Once you start to stack-up books you can start to use Bookshelves to organise your Books. Bookshelves can contain multiple books and a single book could be placed on multiple Bookshelves.
As of this writing, all of Member Resources is one book. Topics that have a lot of materials assigned to them are chapters, whereas some smaller topics are individual pages outside of chapters (like this one). This can all be changed relatively easily with the sorting interface as the need arises. If a topic gets a lot more involved, it could be made into a chapter. If a chapter seems like enough of its own thing, it could become a separate book, and if we end up with a ton of books that need to be categorized themselves, we could add more shelves.
Page Organization
Headers automatically create a linked hierarchy, which can be used as a table of contents.
Use callouts to draw the eye to important information.
Info: Use this to attribute an article to a source
Success: Great for highlighting winning strategies
Warning: A mild heads up, i.e. some of the info on this page is outdated, or in the process of being cleaned up.
Danger: You can't touch this
For example, mark sensitive documents with the following:
Internal Use Only
Formatting

When copying text from an external document, strip the text colors and highlight colors. They interfere with the site theme (especially in Dark Mode).
Delete extraneous line breaks. The site already introduces a generous break between paragraphs, so additional returns add too much negative space.
Links and attachments
When a link takes you to a document, slide show or a PDF hosted elsewhere, save that item in a reasonably compatible format and upload it as an attachment. Link to the attached version.
If a link is pointing to an external website that seems ephemeral and not suited to attachment (i.e. a blog, news article or social media post), consider using the Wayback Machine at archive.org to grab a snapshot. You can link to that instead of the live page, in case it goes down or is moved in the future.
Setting links to open in a new window (via the dropdown menu in insert/edit link) is a good standard procedure. If someone is browsing around a bunch of links, it's easier to keep track of a few tabs than to follow the trail back to where they were after each digression.
Tables
With a little manual effort, tables can be adapted into normal text via indents or bullet lists, which will scale better to different devices. Tables are a problem for mobile browsers.

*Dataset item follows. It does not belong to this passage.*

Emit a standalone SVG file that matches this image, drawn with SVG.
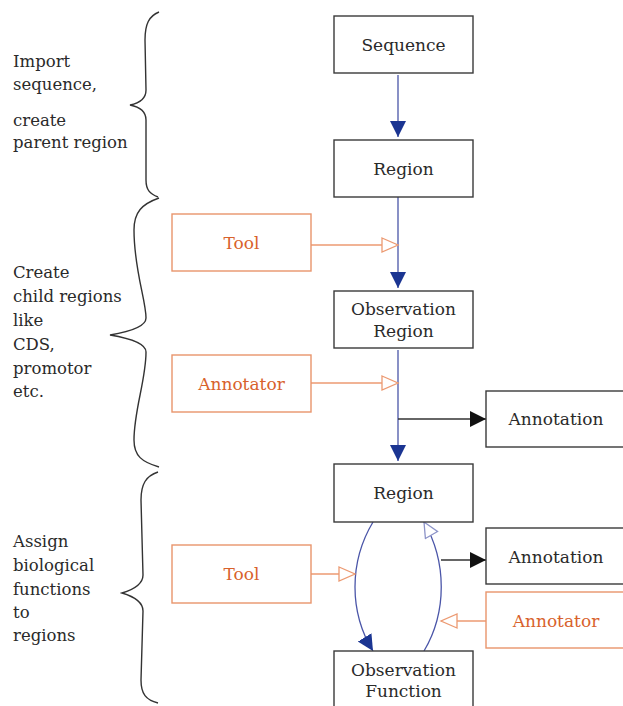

Compare the Member-Leader Roles Guide to the original for an example of one way to alter a table-heavy article
Reusing Page Content
Occasionally, it may make sense to replicate a page in more than one chapter. Instead of duplicating all the content, it's possible to have one page dynamically include the content of another page. The advantage is that if that content needs to be changed, you only have to change it in one place. The disadvantage is that it's a little weird and confusing. See the official documentation for the necessary steps.
Tags
Comments
If you're in the process of making changes or considering the best way to proceed, add a comment down below to share your thought process! Once the comment is no longer relevant, it can be archived (in case seeing that past thinking might be useful) or deleted (if it wouldn't make sense at all without its former context).